Report TALP metrics at the end of the execution. If --talp-output-file is not specified, a short summary is printed. Otherwise, a more verbose file will be generated with all the metrics collected by TALP, depending on the list of requested summaries, separated by ::

pop-metrics, the default option, will report a subset of the POP metrics.

process will report the measurements of each process for each registered region.

Deprecated options:

pop-raw will be removed in the next release. The output will be available via the pop-metrics summary.

node will be removed in the next release. Its data can be derived from the process report.

--talp-external-profiler=<bool>

Enable live metrics update to the shared memory. This flag is only needed if there is an external program monitoring the application.

--talp-output-file=<path>

Write extended TALP metrics to a file. If this option is omitted, the output is printed to stderr. The accepted formats are JSON and CSV, which are selected using the file extensions *.json and *.csv, respectively.

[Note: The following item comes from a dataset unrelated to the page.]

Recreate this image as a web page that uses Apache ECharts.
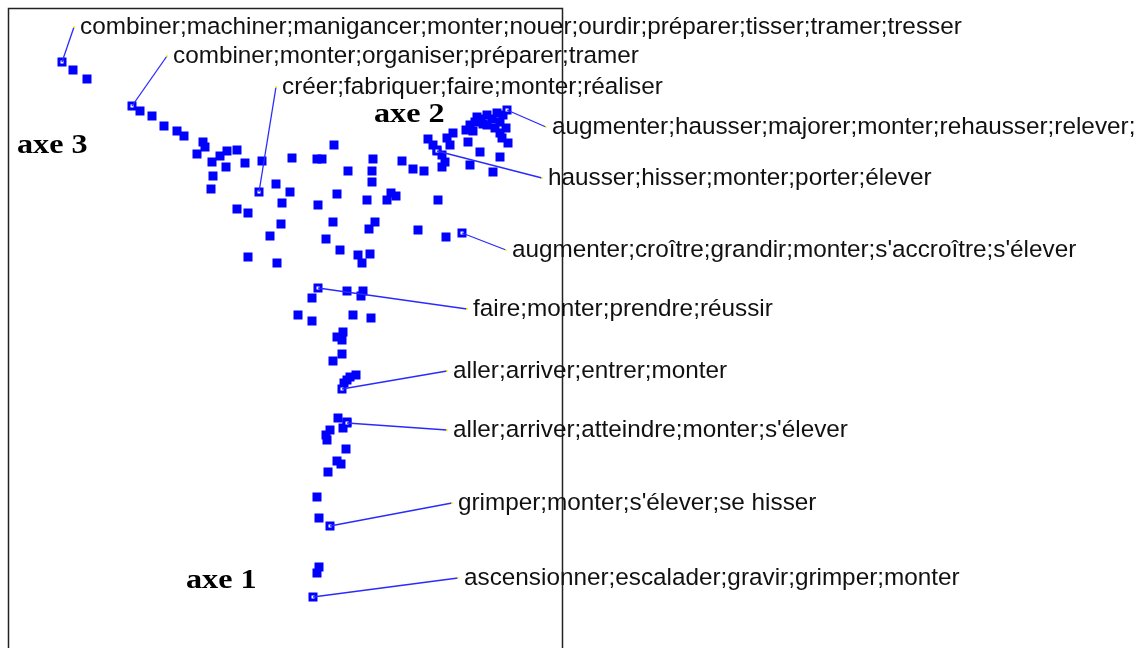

Any other file extension will result in plain text output.

Deprecated formats:

The *.xml file extension is deprecated and will be removed in the next release.

--talp-region-select=<string>

Select TALP regions to enable. This option follows the format: --talp-region-select=[(include|exclude):]<region-list>

The modifiers include: and exclude: are optional, but only one modifier can be used at a time. If neither is specified, include: is assumed by default.

The <region-list> can be a comma-separared list of regions or a special token all to refer to all regions. The global monitoring region may be specified with the special token global. If the modifier include: is used, only the listed regions will be enabled. If exclude: is used, all regions will be enabled except for the ones specified.

Note that when using this feature, listed regions must not have spaces in their names.

e.g.: --talp-region-select=all (default), --talp-region-select=exclude:all, --talp-region-select=include:global,region3, --talp-region-select=exclude:region4.